** BEGIN INFORMATION SUPPLIED **

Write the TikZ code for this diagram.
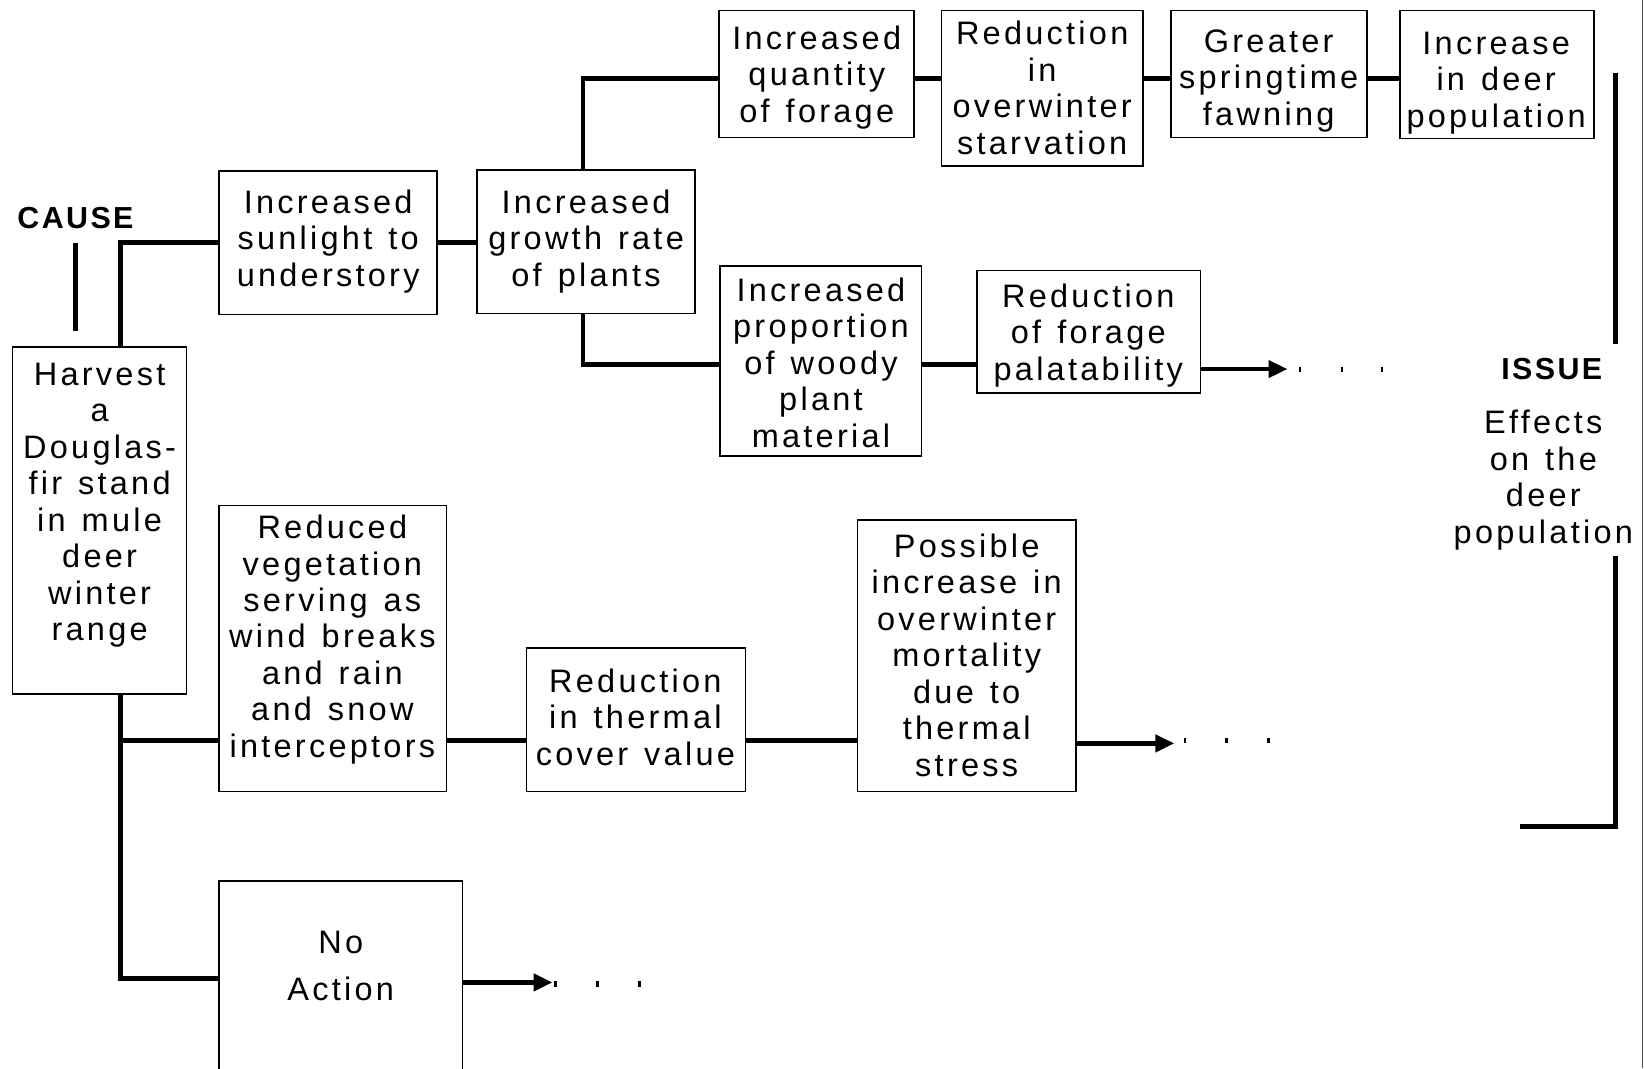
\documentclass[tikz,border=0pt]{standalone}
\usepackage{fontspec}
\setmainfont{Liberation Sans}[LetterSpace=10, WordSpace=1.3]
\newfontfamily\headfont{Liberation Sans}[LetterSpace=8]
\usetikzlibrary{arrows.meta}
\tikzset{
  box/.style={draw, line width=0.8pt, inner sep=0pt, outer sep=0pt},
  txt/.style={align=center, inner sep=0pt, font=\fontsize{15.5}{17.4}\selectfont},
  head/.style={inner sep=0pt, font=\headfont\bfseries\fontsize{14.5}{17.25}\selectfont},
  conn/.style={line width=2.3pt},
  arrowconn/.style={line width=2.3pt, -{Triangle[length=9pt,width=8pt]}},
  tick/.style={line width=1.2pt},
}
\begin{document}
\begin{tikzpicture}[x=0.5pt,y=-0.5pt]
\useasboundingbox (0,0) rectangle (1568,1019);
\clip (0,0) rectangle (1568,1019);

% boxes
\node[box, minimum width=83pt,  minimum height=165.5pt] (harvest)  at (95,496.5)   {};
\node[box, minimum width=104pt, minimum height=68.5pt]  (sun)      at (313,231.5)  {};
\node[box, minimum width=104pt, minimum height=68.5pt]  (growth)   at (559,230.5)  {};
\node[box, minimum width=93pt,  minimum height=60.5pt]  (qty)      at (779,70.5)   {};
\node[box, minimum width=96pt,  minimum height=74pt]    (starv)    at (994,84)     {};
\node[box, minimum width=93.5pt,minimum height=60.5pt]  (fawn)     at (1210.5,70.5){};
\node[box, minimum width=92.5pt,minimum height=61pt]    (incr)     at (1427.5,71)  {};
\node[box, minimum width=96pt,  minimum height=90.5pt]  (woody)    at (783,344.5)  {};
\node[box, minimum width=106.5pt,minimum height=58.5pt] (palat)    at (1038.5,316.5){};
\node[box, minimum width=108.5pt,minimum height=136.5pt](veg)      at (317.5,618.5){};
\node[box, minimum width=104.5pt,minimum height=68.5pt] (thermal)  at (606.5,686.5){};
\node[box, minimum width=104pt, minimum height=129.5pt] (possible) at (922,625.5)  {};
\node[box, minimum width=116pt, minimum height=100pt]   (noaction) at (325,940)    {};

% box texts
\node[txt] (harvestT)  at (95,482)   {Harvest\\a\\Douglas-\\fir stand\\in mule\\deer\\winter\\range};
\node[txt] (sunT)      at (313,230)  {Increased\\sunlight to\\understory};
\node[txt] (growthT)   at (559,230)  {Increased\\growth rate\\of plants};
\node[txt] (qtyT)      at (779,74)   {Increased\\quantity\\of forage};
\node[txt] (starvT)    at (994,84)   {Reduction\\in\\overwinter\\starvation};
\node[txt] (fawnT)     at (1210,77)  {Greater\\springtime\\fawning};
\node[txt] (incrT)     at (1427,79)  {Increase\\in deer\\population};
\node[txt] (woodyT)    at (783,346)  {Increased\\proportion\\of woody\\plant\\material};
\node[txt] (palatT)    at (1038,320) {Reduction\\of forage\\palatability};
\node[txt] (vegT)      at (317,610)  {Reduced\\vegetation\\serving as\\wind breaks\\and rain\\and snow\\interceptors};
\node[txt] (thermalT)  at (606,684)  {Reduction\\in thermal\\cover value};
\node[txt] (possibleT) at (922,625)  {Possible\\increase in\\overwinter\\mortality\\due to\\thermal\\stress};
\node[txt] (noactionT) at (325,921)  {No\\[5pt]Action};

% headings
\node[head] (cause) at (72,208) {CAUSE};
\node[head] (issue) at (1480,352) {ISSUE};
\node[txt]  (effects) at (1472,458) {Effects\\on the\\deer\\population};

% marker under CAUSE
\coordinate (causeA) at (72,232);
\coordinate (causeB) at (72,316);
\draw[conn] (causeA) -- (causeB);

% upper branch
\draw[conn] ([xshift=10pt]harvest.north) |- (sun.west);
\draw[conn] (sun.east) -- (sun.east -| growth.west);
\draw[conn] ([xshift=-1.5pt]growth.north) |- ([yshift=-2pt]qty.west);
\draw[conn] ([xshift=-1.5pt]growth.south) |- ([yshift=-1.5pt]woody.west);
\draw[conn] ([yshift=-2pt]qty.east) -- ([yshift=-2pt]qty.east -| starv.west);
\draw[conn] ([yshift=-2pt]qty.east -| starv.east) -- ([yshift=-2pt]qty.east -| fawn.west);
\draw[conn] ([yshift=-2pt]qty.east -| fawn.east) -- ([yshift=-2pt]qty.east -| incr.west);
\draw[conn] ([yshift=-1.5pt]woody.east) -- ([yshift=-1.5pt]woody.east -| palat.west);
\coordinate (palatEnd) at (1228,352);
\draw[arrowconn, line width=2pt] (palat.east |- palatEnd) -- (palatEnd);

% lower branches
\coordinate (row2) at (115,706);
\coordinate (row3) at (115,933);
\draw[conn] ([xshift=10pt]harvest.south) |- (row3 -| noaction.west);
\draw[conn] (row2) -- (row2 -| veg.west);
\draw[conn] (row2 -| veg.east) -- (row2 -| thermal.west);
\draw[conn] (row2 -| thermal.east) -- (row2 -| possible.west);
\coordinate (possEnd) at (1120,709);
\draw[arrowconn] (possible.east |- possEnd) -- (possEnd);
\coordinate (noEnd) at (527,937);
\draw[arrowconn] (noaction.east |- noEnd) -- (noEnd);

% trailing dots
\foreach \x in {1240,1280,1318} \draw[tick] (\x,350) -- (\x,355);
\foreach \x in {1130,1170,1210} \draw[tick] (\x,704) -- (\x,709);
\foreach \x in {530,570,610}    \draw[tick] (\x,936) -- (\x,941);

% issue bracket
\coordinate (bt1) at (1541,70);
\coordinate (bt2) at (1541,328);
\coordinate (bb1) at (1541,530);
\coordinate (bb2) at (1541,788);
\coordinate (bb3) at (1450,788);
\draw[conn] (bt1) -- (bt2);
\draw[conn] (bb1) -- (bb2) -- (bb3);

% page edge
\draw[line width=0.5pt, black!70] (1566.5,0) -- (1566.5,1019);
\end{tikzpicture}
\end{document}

** END INFORMATION SUPPLIED **

▶ _TO DO_
Quote the listing above in full, except for the pictures.

▶ _PROBLEM SOLUTION_
Write the TikZ code for this diagram.
\documentclass[tikz,border=0pt]{standalone}
\usepackage{fontspec}
\setmainfont{Liberation Sans}[LetterSpace=10, WordSpace=1.3]
\newfontfamily\headfont{Liberation Sans}[LetterSpace=8]
\usetikzlibrary{arrows.meta}
\tikzset{
  box/.style={draw, line width=0.8pt, inner sep=0pt, outer sep=0pt},
  txt/.style={align=center, inner sep=0pt, font=\fontsize{15.5}{17.4}\selectfont},
  head/.style={inner sep=0pt, font=\headfont\bfseries\fontsize{14.5}{17.25}\selectfont},
  conn/.style={line width=2.3pt},
  arrowconn/.style={line width=2.3pt, -{Triangle[length=9pt,width=8pt]}},
  tick/.style={line width=1.2pt},
}
\begin{document}
\begin{tikzpicture}[x=0.5pt,y=-0.5pt]
\useasboundingbox (0,0) rectangle (1568,1019);
\clip (0,0) rectangle (1568,1019);

% boxes
\node[box, minimum width=83pt,  minimum height=165.5pt] (harvest)  at (95,496.5)   {};
\node[box, minimum width=104pt, minimum height=68.5pt]  (sun)      at (313,231.5)  {};
\node[box, minimum width=104pt, minimum height=68.5pt]  (growth)   at (559,230.5)  {};
\node[box, minimum width=93pt,  minimum height=60.5pt]  (qty)      at (779,70.5)   {};
\node[box, minimum width=96pt,  minimum height=74pt]    (starv)    at (994,84)     {};
\node[box, minimum width=93.5pt,minimum height=60.5pt]  (fawn)     at (1210.5,70.5){};
\node[box, minimum width=92.5pt,minimum height=61pt]    (incr)     at (1427.5,71)  {};
\node[box, minimum width=96pt,  minimum height=90.5pt]  (woody)    at (783,344.5)  {};
\node[box, minimum width=106.5pt,minimum height=58.5pt] (palat)    at (1038.5,316.5){};
\node[box, minimum width=108.5pt,minimum height=136.5pt](veg)      at (317.5,618.5){};
\node[box, minimum width=104.5pt,minimum height=68.5pt] (thermal)  at (606.5,686.5){};
\node[box, minimum width=104pt, minimum height=129.5pt] (possible) at (922,625.5)  {};
\node[box, minimum width=116pt, minimum height=100pt]   (noaction) at (325,940)    {};

% box texts
\node[txt] (harvestT)  at (95,482)   {Harvest\\a\\Douglas-\\fir stand\\in mule\\deer\\winter\\range};
\node[txt] (sunT)      at (313,230)  {Increased\\sunlight to\\understory};
\node[txt] (growthT)   at (559,230)  {Increased\\growth rate\\of plants};
\node[txt] (qtyT)      at (779,74)   {Increased\\quantity\\of forage};
\node[txt] (starvT)    at (994,84)   {Reduction\\in\\overwinter\\starvation};
\node[txt] (fawnT)     at (1210,77)  {Greater\\springtime\\fawning};
\node[txt] (incrT)     at (1427,79)  {Increase\\in deer\\population};
\node[txt] (woodyT)    at (783,346)  {Increased\\proportion\\of woody\\plant\\material};
\node[txt] (palatT)    at (1038,320) {Reduction\\of forage\\palatability};
\node[txt] (vegT)      at (317,610)  {Reduced\\vegetation\\serving as\\wind breaks\\and rain\\and snow\\interceptors};
\node[txt] (thermalT)  at (606,684)  {Reduction\\in thermal\\cover value};
\node[txt] (possibleT) at (922,625)  {Possible\\increase in\\overwinter\\mortality\\due to\\thermal\\stress};
\node[txt] (noactionT) at (325,921)  {No\\[5pt]Action};

% headings
\node[head] (cause) at (72,208) {CAUSE};
\node[head] (issue) at (1480,352) {ISSUE};
\node[txt]  (effects) at (1472,458) {Effects\\on the\\deer\\population};

% marker under CAUSE
\coordinate (causeA) at (72,232);
\coordinate (causeB) at (72,316);
\draw[conn] (causeA) -- (causeB);

% upper branch
\draw[conn] ([xshift=10pt]harvest.north) |- (sun.west);
\draw[conn] (sun.east) -- (sun.east -| growth.west);
\draw[conn] ([xshift=-1.5pt]growth.north) |- ([yshift=-2pt]qty.west);
\draw[conn] ([xshift=-1.5pt]growth.south) |- ([yshift=-1.5pt]woody.west);
\draw[conn] ([yshift=-2pt]qty.east) -- ([yshift=-2pt]qty.east -| starv.west);
\draw[conn] ([yshift=-2pt]qty.east -| starv.east) -- ([yshift=-2pt]qty.east -| fawn.west);
\draw[conn] ([yshift=-2pt]qty.east -| fawn.east) -- ([yshift=-2pt]qty.east -| incr.west);
\draw[conn] ([yshift=-1.5pt]woody.east) -- ([yshift=-1.5pt]woody.east -| palat.west);
\coordinate (palatEnd) at (1228,352);
\draw[arrowconn, line width=2pt] (palat.east |- palatEnd) -- (palatEnd);

% lower branches
\coordinate (row2) at (115,706);
\coordinate (row3) at (115,933);
\draw[conn] ([xshift=10pt]harvest.south) |- (row3 -| noaction.west);
\draw[conn] (row2) -- (row2 -| veg.west);
\draw[conn] (row2 -| veg.east) -- (row2 -| thermal.west);
\draw[conn] (row2 -| thermal.east) -- (row2 -| possible.west);
\coordinate (possEnd) at (1120,709);
\draw[arrowconn] (possible.east |- possEnd) -- (possEnd);
\coordinate (noEnd) at (527,937);
\draw[arrowconn] (noaction.east |- noEnd) -- (noEnd);

% trailing dots
\foreach \x in {1240,1280,1318} \draw[tick] (\x,350) -- (\x,355);
\foreach \x in {1130,1170,1210} \draw[tick] (\x,704) -- (\x,709);
\foreach \x in {530,570,610}    \draw[tick] (\x,936) -- (\x,941);

% issue bracket
\coordinate (bt1) at (1541,70);
\coordinate (bt2) at (1541,328);
\coordinate (bb1) at (1541,530);
\coordinate (bb2) at (1541,788);
\coordinate (bb3) at (1450,788);
\draw[conn] (bt1) -- (bt2);
\draw[conn] (bb1) -- (bb2) -- (bb3);

% page edge
\draw[line width=0.5pt, black!70] (1566.5,0) -- (1566.5,1019);
\end{tikzpicture}
\end{document}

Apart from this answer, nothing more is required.